Gavin Newsom Proposes Health Coverage for All Illegal Immigrants in California by 2024

California Governor Gavin Newsom proposed Monday providing health care coverage to all immigrants, legal and illegal.

This move is part of a statewide effort to reduce its number of uninsured residents, which has shown success. The largest group of people that remains insured by the state's Medicaid program is people of lower incomes in the United States illegally.

According to a legislative analysis, filling this gap would cost the state $2.4 billion annually. Newsom plans to use a surplus in the state's $286.4 billion budget to cover this.

While the California Legislative Analyst's Office estimated the surplus to be at least $31 billion, Newsom's proposal has an even larger estimate due to his office's broader definition of what constitutes a surplus.

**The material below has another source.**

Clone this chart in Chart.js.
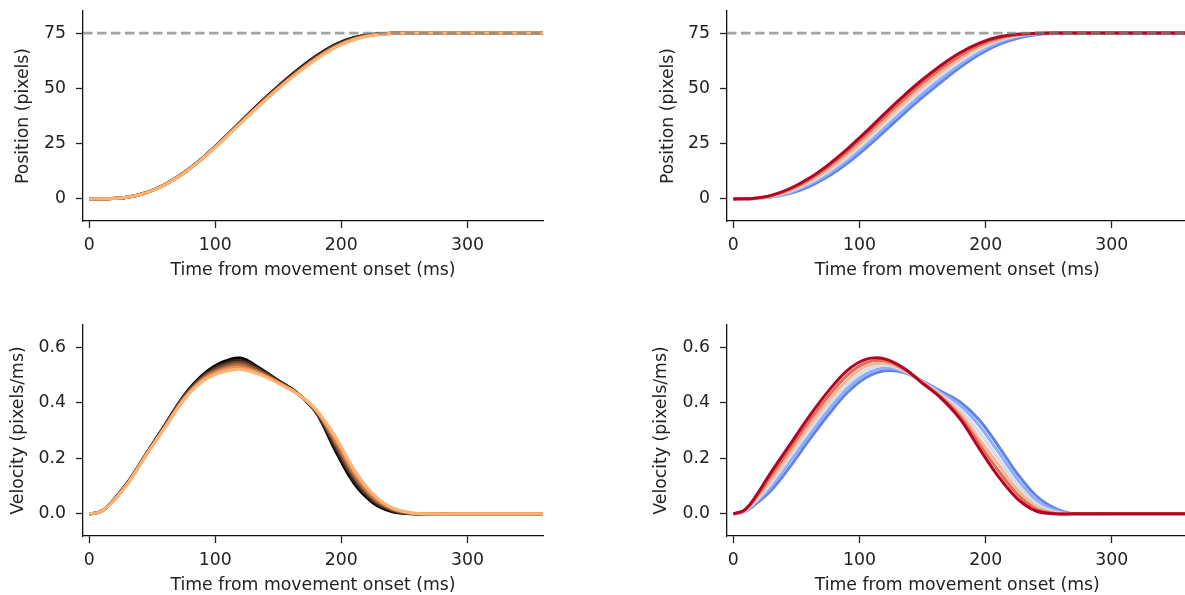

The state began providing health coverage to immigrants age 26 and under in 2019, then began covering immigrants age 50 and over in 2021. Newsom wants the rest covered by the beginning of 2024.

Detailed plans for introducing and paying for this expansion are not currently clear.

Newsom's administration called the lack of health insurance for some immigrants one of the "existential threats" it must tackle. Others include the COVID-19 pandemic, wildfires, drought, homelessness and public safety.

Gavin Newsom, California, governor
California Governor Gavin Newsom proposed using a budget surplus to provide health coverage to the state's illegal immigrants. Here, Newsom speaks during a news conference at Kingston 11 Cuisine on October 8, 2021 in Oakland, California. Photo by Justin Sullivan/Getty Images

Covering immigrants age 50 and up, the most recent expansion, will eventually cost taxpayers about $1.3 billion per year.

Newsom's budget address kicks off months of haggling with his fellow Democrats, who control the state Legislature, talks that will intensify when Newsom presents an updated spending proposal in May.

Some progressive legislative Democrats last week proposed creating in California the nation's first universal health care system, backed by steep tax hikes that would have to be approved by voters.

Newsom also has pledged to spend $300 million on boosting law enforcement efforts to combat retail theft and another $2.7 billion to spend on things like coronavirus testing and hospital staffing.

He additionally on Monday proposed spending $648 million to back wildland firefighters and buy more helicopters and bulldozers, plus another $1.2 billion on top of the current budget year's $1.5 billion for forest management.

Another $750 million would go to drought relief, on top of the current budget year's $5.2 billion water package.

Also on the environmental front, he pledged to keep reducing California's reliance on fossil fuels.

To confront the state's seemingly intractable homelessness problem, he proposed spending $2 billion for mental health services, housing, and clearing homeless encampments. That's on top of last year's $12 billion package. The combination would create a projected 55,000 new housing units and treatment slots.

To help with the ever-growing cost of living in California, Newsom proposed "doubling down" on the state's existing plan to provide free universal pre-kindergarten; adding thousands of child care slots and boosting to before, after and summer school programs.

He also proposed continued aid to small businesses hit hard by the pandemic by waiving fees and providing hundreds of millions in grants and tax breaks.

Newsom's massive projected budget and surplus brings the state a long way from the gloom of 2020, when Newsom and state lawmakers cut spending, raised taxes and pulled money from the state's savings accounts to cover what they feared would be a pandemic-fueled $54 billion deficit.

That deficit never happened. Instead, state revenues soared like never before. In September, collections from the state's three largest taxes—personal income, sales and corporation—were 40 percent higher than September 2020 and nearly 60 percent higher than September 2019, before the pandemic hit, according to the Legislative Analyst's Office.

Newsom has also promised to substantially increase spending on infrastructure, including things like roads and bridges. These types of projects are good ways to spend surplus money—which is only available for one year—because they don't have recurring costs that must be funded every year. Another advantage is infrastructure spending does not count toward the state's constitutionally-set spending limit, meaning it can offset other spending to help lawmakers stay under that cap.

Nationally, people will be watching closely to see how Newsom wants to spend money to increase access to abortion. The U.S. Supreme Court is considering whether to overturn or significantly weaken Roe v. Wade, the landmark decision that forbids states from outlawing abortion. If that happens, as many as two dozen other states could pass laws outlawing or restricting access to abortion.

Last year, Newsom convened a group of more than 40 abortion providers and advocacy groups to ask for their ideas on what to do should that happen. In December, the group released 45 recommendations. They include spending money to help clinics hire more workers and funding to reimburse abortion providers for patients who can't afford to pay—including those who travel to California from other states.

In an interview with the Associated Press last month, Newsom indicated some of the report's recommendations will be included in his budget proposal.

The Associated Press contributed to this report.